The "medieval" world of D&D is, and has always been, an almost-totally-constructed thing, full of completely made-up elements, actively anti-historical elements, and a patchwork of historical bits that came from across over a thousand years of IRL history. Even if you deleted every single supernatural element, it would still resemble literally no part of Earth history ever.

Folks defending the "traditional" way D&D has done things aren't even remotely defending historical accuracy. At all. They're defending one particular fantastical approach, which is as full of completely-invented, completely-false, and ridiculously mish-mashed elements as any other approach.
 

In the same way I'd like newer generations not to take offense to a shirt that reads You haven't D&D until you played with THACO the older generations should really laugh off Thaco the Clown.
If I may, allow me to give one of the prime examples of the position I referred to above, the kinds of jokes folks made at the expense of anyone who prefers certain kinds of things (and, being one such person, I was thus being made fun of).

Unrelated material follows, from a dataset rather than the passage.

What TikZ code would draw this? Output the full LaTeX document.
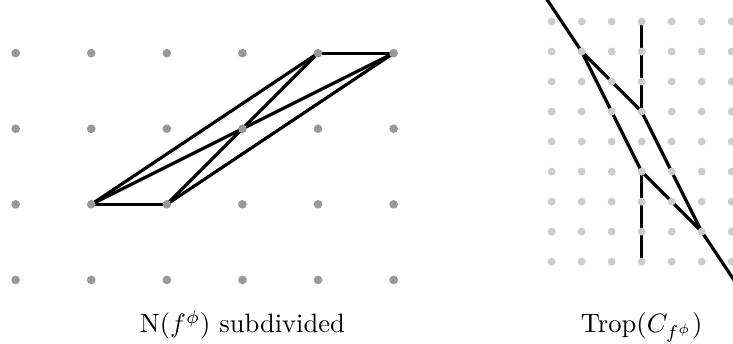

There was an official "D&D Next" blog post (long since deleted because they've nuked their own website like two or three times since then) talking about dragonborn. I'm a big fan of dragonborn, if you didn't already know this. (You almost certainly already knew this.)

The post....basically spent the entire first half talking about how the author (Robert Schwalb) had had a pretty fixed idea of what D&D was...and that dragonborn and tieflings and warlords were so obviously unfit to such a thing, he couldn't conceive of how people could do that. He made multiple cracks about these things, and implied that it was youth that made people interested in such things.

It wasn't meant to be mean--he referenced without using a sticking-out-tongue emoji to "soften" the preceding statements--but it was quite clearly coming from a position of "I don't understand you, I can't understand you, I don't think I ever will understand you, but I have learned to put up with you being so weird."

And this was then 100% seriously used to justify ghettoizing some races as "uncommon" or "rare". Something I outright hate. Mr. Schwalb used "these weren't around when I started playing, so they're obviously weird" as a justification for actively reifying the idea that traditional things are just more important, more worthy, than non-traditional ones.

And if you think I'm exaggerating, you can read the post yourself (I finally dug it up via the Internet Archive). It's from the account "evil_reverend", but that username was used by Robert Schwalb.

I can tell you right now, this was NOT well-received by people who were fans of dragonborn--it presented denigration as "compromise", and active support for people who passionately hate dragonborn as some kind of fairness.

This is precisely the sort of mockery, with the disingenuous "well I don't really MEAN it like that", that I will never get any form of apology about. Because the people who fervently hate my preferences even being allowed in D&D were a critical demographic that couldn't be antagonized.